Starting at the first line of the listing below, retype each line up to and including the one that contains "0.0015, 0.001, 0.0005, 0.0002, 0.0001, 0.0]". Leave pictures out.
====
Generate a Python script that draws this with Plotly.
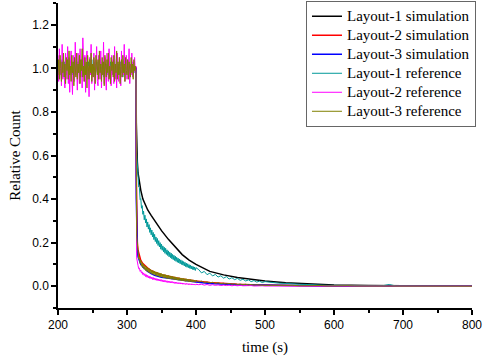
import plotly.graph_objects as go

# ---------------- data ----------------
# time grids
t_pre = list(range(200, 314))          # 200..313
t_d1 = list(range(314, 401))           # 314..400
t_d2 = list(range(404, 501, 4))        # 404..500
t_d3 = list(range(510, 801, 10))       # 510..800
t_ref = t_pre + t_d1 + t_d2 + t_d3

t_sim = [200, 313, 313.5, 314, 315, 316, 318, 320, 323, 326, 330, 335, 340, 350, 360,
         370, 380, 390, 400, 420, 440, 460, 480, 500, 530, 560, 600, 650, 700, 750, 800]

sim_l1 = [1.0, 1.0, 0.75, 0.65, 0.57, 0.52, 0.47, 0.44, 0.40, 0.375, 0.35, 0.325, 0.30, 0.255, 0.215,
          0.18, 0.145, 0.12, 0.10, 0.068, 0.052, 0.04, 0.031, 0.024, 0.016, 0.01, 0.005, 0.003, 0.0015, 0.0007, 0.0003]
sim_l2 = [1.0, 1.0, 0.5, 0.3, 0.2, 0.165, 0.135, 0.118, 0.104, 0.094, 0.083, 0.072, 0.064, 0.053, 0.045,
          0.039, 0.033, 0.028, 0.024, 0.017, 0.012, 0.009, 0.007, 0.005, 0.003, 0.002, 0.001, 0.0005, 0.0002, 0.0001, 0.0]
sim_l3 = [1.0, 1.0, 0.4, 0.22, 0.16, 0.135, 0.112, 0.1, 0.088, 0.079, 0.068, 0.058, 0.05, 0.041, 0.036,
          0.031, 0.026, 0.022, 0.019, 0.013, 0.009, 0.007, 0.005, 0.004, 0.002, 0.0015, 0.001, 0.0005, 0.0002, 0.0001, 0.0]

ref_l1_pre = [1.02, 0.98, 1.03, 0.97, 1.01, 0.99, 1.04, 0.96, 1.00, 1.03, 0.98, 1.02, 0.97, 1.01, 1.04, 0.99, 0.96, 1.02, 1.00, 0.98,
              1.03, 0.97, 1.01, 1.02, 0.96, 1.04, 0.99, 1.01, 0.97, 1.03, 0.98, 1.00, 1.02, 0.96, 1.01, 1.03, 0.99, 0.97, 1.04, 1.00,
              0.98, 1.02, 0.97, 1.01, 1.03, 0.96, 1.00, 1.02, 0.98, 1.04, 0.97, 1.01, 0.99, 1.03, 0.96, 1.02, 1.00, 0.98, 1.03, 0.97,
              1.01, 1.04, 0.99, 0.97, 1.02, 1.00, 0.96, 1.03, 0.98, 1.01, 1.02, 0.97, 1.04, 0.99, 1.00, 0.96, 1.03, 1.01, 0.98, 1.02,
              0.97, 1.00, 1.04, 0.98, 1.01, 0.96, 1.03, 0.99, 1.02, 0.97, 1.01, 1.03, 0.98, 1.00, 0.96, 1.02, 1.04, 0.99, 0.97, 1.01,
              1.03, 0.98, 1.00, 1.02, 0.96, 1.01, 0.99, 1.03, 0.97, 1.02, 0.98, 1.01, 1.00, 0.99]
ref_l1_d1 = [0.61, 0.545, 0.52, 0.455, 0.452, 0.398, 0.402, 0.358, 0.37, 0.33, 0.345, 0.305, 0.326, 0.29, 0.309, 0.272,
             0.295, 0.262, 0.283, 0.247, 0.268, 0.236, 0.258, 0.226, 0.247, 0.214, 0.238, 0.205, 0.226, 0.196, 0.219, 0.187,
             0.209, 0.18, 0.2, 0.17, 0.193, 0.165, 0.185, 0.158, 0.179, 0.151, 0.174, 0.146, 0.167, 0.141, 0.162, 0.135,
             0.156, 0.131, 0.152, 0.126, 0.146, 0.122, 0.142, 0.118, 0.138, 0.114, 0.133, 0.11, 0.129, 0.107, 0.125, 0.103,
             0.121, 0.1, 0.117, 0.097, 0.113, 0.093, 0.11, 0.09, 0.106, 0.087, 0.103, 0.085, 0.099, 0.082, 0.096, 0.079,
             0.093, 0.077, 0.09, 0.075, 0.088, 0.072, 0.085]
ref_l1_d2 = [0.076, 0.061, 0.068, 0.053, 0.06, 0.047, 0.054, 0.042, 0.048, 0.037, 0.044, 0.033, 0.039, 0.03, 0.036,
             0.027, 0.032, 0.024, 0.029, 0.021, 0.026, 0.019, 0.023, 0.017, 0.021]
ref_l1_d3 = [0.017, 0.014, 0.013, 0.010, 0.009, 0.008, 0.006, 0.006, 0.004, 0.004, 0.003, 0.003, 0.002, 0.002, 0.002,
             0.001, 0.002, 0.008, 0.001, 0.001, 0.001, 0.0, 0.001, 0.0, 0.0, 0.001, 0.0, 0.0, 0.0, 0.0]

ref_l2_pre = [1.06, 0.94, 1.09, 0.97, 1.03, 0.92, 1.11, 0.95, 1.04, 0.98, 0.91, 1.07, 1.00, 0.95, 1.10, 0.93, 1.05, 0.89, 1.02, 1.08,
              0.96, 0.88, 1.06, 1.01, 0.94, 1.12, 0.97, 1.03, 0.90, 1.07, 0.99, 0.93, 1.09, 0.96, 1.04, 0.91, 1.14, 0.98, 0.94, 1.06,
              0.89, 1.03, 1.08, 0.95, 1.01, 0.87, 1.05, 0.97, 1.11, 0.93, 1.02, 0.96, 1.07, 0.90, 1.04, 0.99, 1.10, 0.94, 0.92, 1.06,
              1.00, 0.95, 1.08, 0.91, 1.03, 0.97, 1.12, 0.93, 1.05, 0.98, 0.90, 1.07, 1.02, 0.94, 1.09, 0.96, 1.01, 0.92, 1.06, 0.97,
              1.04, 0.93, 1.10, 0.95, 1.02, 0.91, 1.07, 0.99, 0.94, 1.05, 1.01, 0.92, 1.08, 0.96, 1.03, 0.97, 1.11, 0.94, 1.00, 1.06,
              0.95, 1.04, 0.98, 1.09, 0.93, 1.02, 0.97, 1.07, 0.96, 1.03, 0.98, 1.05, 0.99, 1.01]
ref_l2_d1 = [0.13, 0.10, 0.095, 0.08, 0.083, 0.068, 0.074, 0.06, 0.066, 0.053, 0.061, 0.049, 0.057, 0.044, 0.053, 0.041,
             0.05, 0.038, 0.047, 0.036, 0.044, 0.034, 0.042, 0.031, 0.04, 0.03, 0.038, 0.028, 0.036, 0.027, 0.034, 0.025,
             0.033, 0.024, 0.031, 0.023, 0.03, 0.021, 0.029, 0.02, 0.027, 0.019, 0.026, 0.018, 0.025, 0.017, 0.024, 0.016,
             0.023, 0.015, 0.022, 0.015, 0.021, 0.014, 0.02, 0.013, 0.019, 0.012, 0.018, 0.012, 0.017, 0.011, 0.016, 0.01,
             0.016, 0.01, 0.015, 0.009, 0.014, 0.009, 0.013, 0.008, 0.013, 0.008, 0.012, 0.007, 0.012, 0.007, 0.011, 0.006,
             0.011, 0.006, 0.01, 0.006, 0.01, 0.005, 0.009]
ref_l2_d2 = [0.007, 0.009, 0.005, 0.008, 0.004, 0.007, 0.004, 0.006, 0.003, 0.005, 0.003, 0.005, 0.002, 0.004, 0.002,
             0.004, 0.002, 0.003, 0.001, 0.003, 0.001, 0.002, 0.001, 0.002, 0.001]
ref_l2_d3 = [0.001, 0.002, 0.0, 0.001, 0.0, 0.001, 0.0, 0.001, 0.0, 0.0, 0.001, 0.0, 0.0, 0.001, 0.0,
             0.0, 0.0, 0.001, 0.0, 0.0, 0.0, 0.0, 0.0, 0.0, 0.0, 0.0, 0.0, 0.0, 0.0, 0.0]

ref_l3_pre = [0.97, 1.04, 0.95, 1.06, 1.00, 0.94, 1.03, 0.98, 1.07, 0.96, 1.02, 0.93, 1.05, 0.99, 1.04, 0.95, 1.08, 0.97, 1.01, 0.94,
              1.06, 0.98, 1.03, 0.92, 1.05, 1.00, 0.96, 1.07, 0.95, 1.02, 0.98, 1.06, 0.93, 1.04, 0.99, 1.09, 0.96, 1.01, 0.94, 1.05,
              0.97, 1.03, 0.91, 1.06, 1.00, 0.95, 1.04, 0.98, 1.07, 0.94, 1.02, 0.96, 1.05, 0.99, 0.93, 1.06, 1.01, 0.97, 1.04, 0.95,
              1.08, 0.98, 1.02, 0.94, 1.05, 0.97, 1.03, 0.92, 1.06, 1.00, 0.96, 1.04, 0.98, 1.07, 0.95, 1.01, 0.93, 1.05, 0.99, 1.03,
              0.96, 1.06, 0.94, 1.02, 0.98, 1.08, 0.95, 1.03, 0.97, 1.05, 0.93, 1.01, 1.04, 0.96, 1.06, 0.98, 1.02, 0.94, 1.05, 0.99,
              0.97, 1.04, 0.95, 1.03, 1.00, 0.96, 1.05, 0.98, 1.02, 0.95, 1.04, 0.99, 1.01, 0.98]
ref_l3_d1 = [0.23, 0.165, 0.16, 0.125, 0.133, 0.105, 0.12, 0.093, 0.108, 0.085, 0.1, 0.078, 0.094, 0.072, 0.089, 0.068,
             0.085, 0.064, 0.081, 0.061, 0.077, 0.058, 0.074, 0.055, 0.071, 0.053, 0.069, 0.05, 0.066, 0.048, 0.064, 0.046,
             0.062, 0.044, 0.06, 0.042, 0.058, 0.041, 0.056, 0.039, 0.054, 0.038, 0.053, 0.036, 0.051, 0.035, 0.05, 0.034,
             0.048, 0.033, 0.047, 0.032, 0.045, 0.031, 0.044, 0.03, 0.043, 0.029, 0.041, 0.028, 0.04, 0.027, 0.039, 0.026,
             0.038, 0.025, 0.037, 0.024, 0.036, 0.023, 0.035, 0.022, 0.034, 0.022, 0.033, 0.021, 0.032, 0.02, 0.031, 0.02,
             0.03, 0.019, 0.029, 0.019, 0.028, 0.018, 0.027]
ref_l3_d2 = [0.02, 0.023, 0.017, 0.02, 0.015, 0.018, 0.013, 0.016, 0.012, 0.014, 0.01, 0.013, 0.009, 0.011, 0.008,
             0.01, 0.007, 0.009, 0.006, 0.008, 0.005, 0.007, 0.005, 0.006, 0.004]
ref_l3_d3 = [0.004, 0.005, 0.003, 0.004, 0.002, 0.003, 0.002, 0.003, 0.001, 0.002, 0.001, 0.002, 0.001, 0.001, 0.0,
             0.001, 0.001, 0.0, 0.001, 0.0, 0.0, 0.001, 0.0, 0.0, 0.0, 0.0, 0.0, 0.0, 0.0, 0.0]

ref_l1 = ref_l1_pre + ref_l1_d1 + ref_l1_d2 + ref_l1_d3
ref_l2 = ref_l2_pre + ref_l2_d1 + ref_l2_d2 + ref_l2_d3
ref_l3 = ref_l3_pre + ref_l3_d1 + ref_l3_d2 + ref_l3_d3
for s in (ref_l1, ref_l2, ref_l3):
    assert len(s) == len(t_ref), (len(s), len(t_ref))
for s in (sim_l1, sim_l2, sim_l3):
    assert len(s) == len(t_sim), (len(s), len(t_sim))

names = ["Layout-1 simulation", "Layout-2 simulation", "Layout-3 simulation",
         "Layout-1 reference", "Layout-2 reference", "Layout-3 reference"]
colors = ["#000000", "#FF0000", "#0000FF", "#009999", "#FF00FF", "#808000"]

# ---------------- figure ----------------
def legend_label(s):
    return '<span style="font-size:15px">' + s + '</span>'

fig = go.Figure()
for name, ys, c in zip(names[:3], [sim_l1, sim_l2, sim_l3], colors[:3]):
    fig.add_trace(go.Scatter(x=t_sim, y=ys, mode="lines", name=legend_label(name),
                             line=dict(color=c, width=1.5)))
for name, ys, c in zip(names[3:], [ref_l1, ref_l2, ref_l3], colors[3:]):
    fig.add_trace(go.Scatter(x=t_ref, y=ys, mode="lines", name=legend_label(name),
                             line=dict(color=c, width=1)))

serif = "Liberation Serif"
sans = "Liberation Sans"
axis_common = dict(showline=True, linecolor="black", linewidth=1.5, showgrid=False,
                   zeroline=False, ticks="outside", ticklen=5, tickwidth=1.5,
                   tickcolor="black", tickfont=dict(family=sans, size=12, color="black"))

fig.update_layout(
    width=484, height=356,
    margin=dict(l=58, r=12, t=2, b=48),
    paper_bgcolor="white", plot_bgcolor="white",
    xaxis=dict(range=[200, 800], dtick=100, tick0=200,
               minor=dict(dtick=50, ticks="outside", ticklen=3, tickcolor="black", tickwidth=1.5),
               title=dict(text="time (s)", font=dict(family=serif, size=15, color="black"), standoff=10),
               **axis_common),
    yaxis=dict(range=[-0.1, 1.3], dtick=0.2, tick0=0, tickformat=".1f",
               minor=dict(dtick=0.1, ticks="outside", ticklen=3, tickcolor="black", tickwidth=1.5),
               title=dict(text="Relative Count", font=dict(family=serif, size=15, color="black"), standoff=8),
               **axis_common),
    legend=dict(x=0.599, y=1.004, xanchor="left", yanchor="top",
                font=dict(family=serif, size=12, color="black"),
                bordercolor="#666666", borderwidth=1, bgcolor="white",
                tracegroupgap=0, itemwidth=30),
    showlegend=True,
)

fig.write_html("out.html", config={"displayModeBar": False},
               post_script="document.body.style.margin='0px';document.body.style.overflow='hidden';")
====
=== Completed task ===
Generate a Python script that draws this with Plotly.
import plotly.graph_objects as go

# ---------------- data ----------------
# time grids
t_pre = list(range(200, 314))          # 200..313
t_d1 = list(range(314, 401))           # 314..400
t_d2 = list(range(404, 501, 4))        # 404..500
t_d3 = list(range(510, 801, 10))       # 510..800
t_ref = t_pre + t_d1 + t_d2 + t_d3

t_sim = [200, 313, 313.5, 314, 315, 316, 318, 320, 323, 326, 330, 335, 340, 350, 360,
         370, 380, 390, 400, 420, 440, 460, 480, 500, 530, 560, 600, 650, 700, 750, 800]

sim_l1 = [1.0, 1.0, 0.75, 0.65, 0.57, 0.52, 0.47, 0.44, 0.40, 0.375, 0.35, 0.325, 0.30, 0.255, 0.215,
          0.18, 0.145, 0.12, 0.10, 0.068, 0.052, 0.04, 0.031, 0.024, 0.016, 0.01, 0.005, 0.003, 0.0015, 0.0007, 0.0003]
sim_l2 = [1.0, 1.0, 0.5, 0.3, 0.2, 0.165, 0.135, 0.118, 0.104, 0.094, 0.083, 0.072, 0.064, 0.053, 0.045,
          0.039, 0.033, 0.028, 0.024, 0.017, 0.012, 0.009, 0.007, 0.005, 0.003, 0.002, 0.001, 0.0005, 0.0002, 0.0001, 0.0]
sim_l3 = [1.0, 1.0, 0.4, 0.22, 0.16, 0.135, 0.112, 0.1, 0.088, 0.079, 0.068, 0.058, 0.05, 0.041, 0.036,
          0.031, 0.026, 0.022, 0.019, 0.013, 0.009, 0.007, 0.005, 0.004, 0.002, 0.0015, 0.001, 0.0005, 0.0002, 0.0001, 0.0]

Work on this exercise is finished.